EXERCISE DETAILS:
Write out the listing, please, but only from its first line through the line containing "below=14pt of dir.north]", exactly as given and without pictures.

PROVIDED DATA:
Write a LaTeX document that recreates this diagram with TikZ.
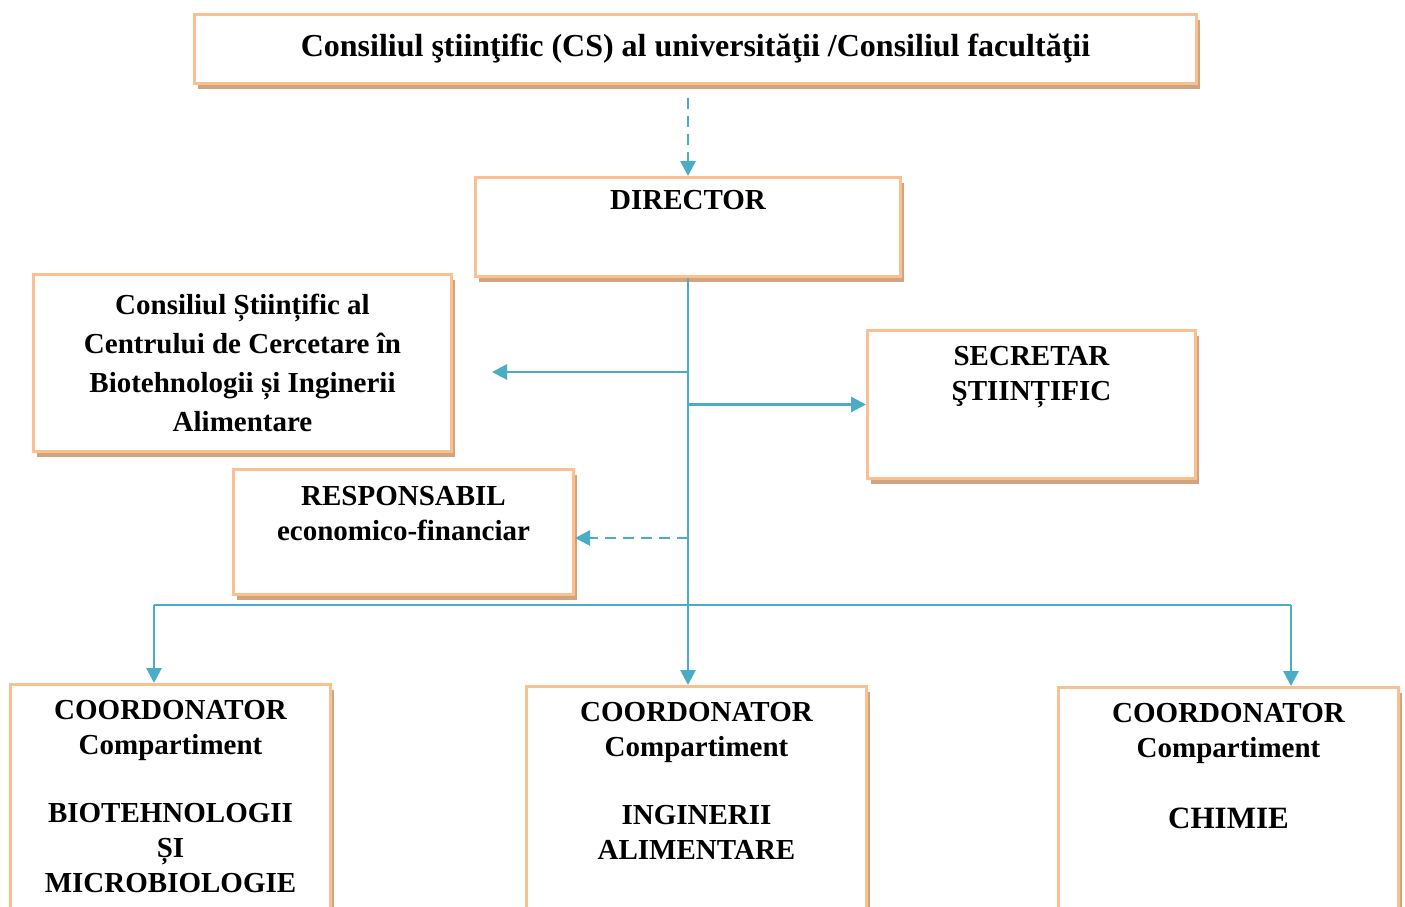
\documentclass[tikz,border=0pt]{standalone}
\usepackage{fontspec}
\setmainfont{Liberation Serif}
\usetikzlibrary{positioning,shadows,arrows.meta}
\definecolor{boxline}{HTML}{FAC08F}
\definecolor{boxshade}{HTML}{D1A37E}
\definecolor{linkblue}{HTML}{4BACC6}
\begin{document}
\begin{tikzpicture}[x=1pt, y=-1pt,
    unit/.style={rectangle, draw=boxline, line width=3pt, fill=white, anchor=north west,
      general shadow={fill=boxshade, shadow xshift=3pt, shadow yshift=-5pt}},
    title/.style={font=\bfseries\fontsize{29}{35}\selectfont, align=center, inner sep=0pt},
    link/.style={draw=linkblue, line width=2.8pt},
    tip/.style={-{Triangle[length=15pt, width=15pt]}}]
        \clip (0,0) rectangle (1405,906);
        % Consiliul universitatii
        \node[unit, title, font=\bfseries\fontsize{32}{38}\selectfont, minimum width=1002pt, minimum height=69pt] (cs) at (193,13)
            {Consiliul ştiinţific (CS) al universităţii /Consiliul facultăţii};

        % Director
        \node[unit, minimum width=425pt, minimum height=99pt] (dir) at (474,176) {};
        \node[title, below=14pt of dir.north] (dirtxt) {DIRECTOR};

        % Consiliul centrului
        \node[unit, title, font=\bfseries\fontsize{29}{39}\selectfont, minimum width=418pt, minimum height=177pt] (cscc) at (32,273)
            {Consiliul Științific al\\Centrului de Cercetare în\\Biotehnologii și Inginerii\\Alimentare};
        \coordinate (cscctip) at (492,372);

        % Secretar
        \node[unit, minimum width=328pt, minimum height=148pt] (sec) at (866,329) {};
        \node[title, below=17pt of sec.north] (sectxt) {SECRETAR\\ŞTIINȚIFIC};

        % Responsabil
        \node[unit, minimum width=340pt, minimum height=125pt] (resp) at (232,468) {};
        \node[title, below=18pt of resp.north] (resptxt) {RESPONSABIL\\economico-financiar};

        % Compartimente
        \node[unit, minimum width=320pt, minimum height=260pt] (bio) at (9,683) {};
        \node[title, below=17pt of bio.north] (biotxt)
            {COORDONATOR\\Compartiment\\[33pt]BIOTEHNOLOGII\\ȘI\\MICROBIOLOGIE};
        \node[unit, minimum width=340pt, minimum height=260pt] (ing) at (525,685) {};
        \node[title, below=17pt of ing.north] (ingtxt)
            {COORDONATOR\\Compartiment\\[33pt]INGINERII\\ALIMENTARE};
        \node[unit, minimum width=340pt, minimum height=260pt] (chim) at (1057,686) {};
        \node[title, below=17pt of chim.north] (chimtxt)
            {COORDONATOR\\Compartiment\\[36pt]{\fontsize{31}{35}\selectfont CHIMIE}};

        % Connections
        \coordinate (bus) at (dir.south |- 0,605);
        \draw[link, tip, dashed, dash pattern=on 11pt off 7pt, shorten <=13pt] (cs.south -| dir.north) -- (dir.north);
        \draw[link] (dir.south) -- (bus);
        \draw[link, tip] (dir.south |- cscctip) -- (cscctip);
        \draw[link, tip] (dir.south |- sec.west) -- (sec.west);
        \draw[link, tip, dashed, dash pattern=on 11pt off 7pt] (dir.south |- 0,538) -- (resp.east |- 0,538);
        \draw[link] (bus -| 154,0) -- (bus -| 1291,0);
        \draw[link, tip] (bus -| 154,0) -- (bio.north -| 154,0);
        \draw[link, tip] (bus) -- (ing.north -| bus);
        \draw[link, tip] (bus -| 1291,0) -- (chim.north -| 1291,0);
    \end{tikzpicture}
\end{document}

TASK ANSWER:
Write a LaTeX document that recreates this diagram with TikZ.
\documentclass[tikz,border=0pt]{standalone}
\usepackage{fontspec}
\setmainfont{Liberation Serif}
\usetikzlibrary{positioning,shadows,arrows.meta}
\definecolor{boxline}{HTML}{FAC08F}
\definecolor{boxshade}{HTML}{D1A37E}
\definecolor{linkblue}{HTML}{4BACC6}
\begin{document}
\begin{tikzpicture}[x=1pt, y=-1pt,
    unit/.style={rectangle, draw=boxline, line width=3pt, fill=white, anchor=north west,
      general shadow={fill=boxshade, shadow xshift=3pt, shadow yshift=-5pt}},
    title/.style={font=\bfseries\fontsize{29}{35}\selectfont, align=center, inner sep=0pt},
    link/.style={draw=linkblue, line width=2.8pt},
    tip/.style={-{Triangle[length=15pt, width=15pt]}}]
        \clip (0,0) rectangle (1405,906);
        % Consiliul universitatii
        \node[unit, title, font=\bfseries\fontsize{32}{38}\selectfont, minimum width=1002pt, minimum height=69pt] (cs) at (193,13)
            {Consiliul ştiinţific (CS) al universităţii /Consiliul facultăţii};

        % Director
        \node[unit, minimum width=425pt, minimum height=99pt] (dir) at (474,176) {};
        \node[title, below=14pt of dir.north] (dirtxt) {DIRECTOR};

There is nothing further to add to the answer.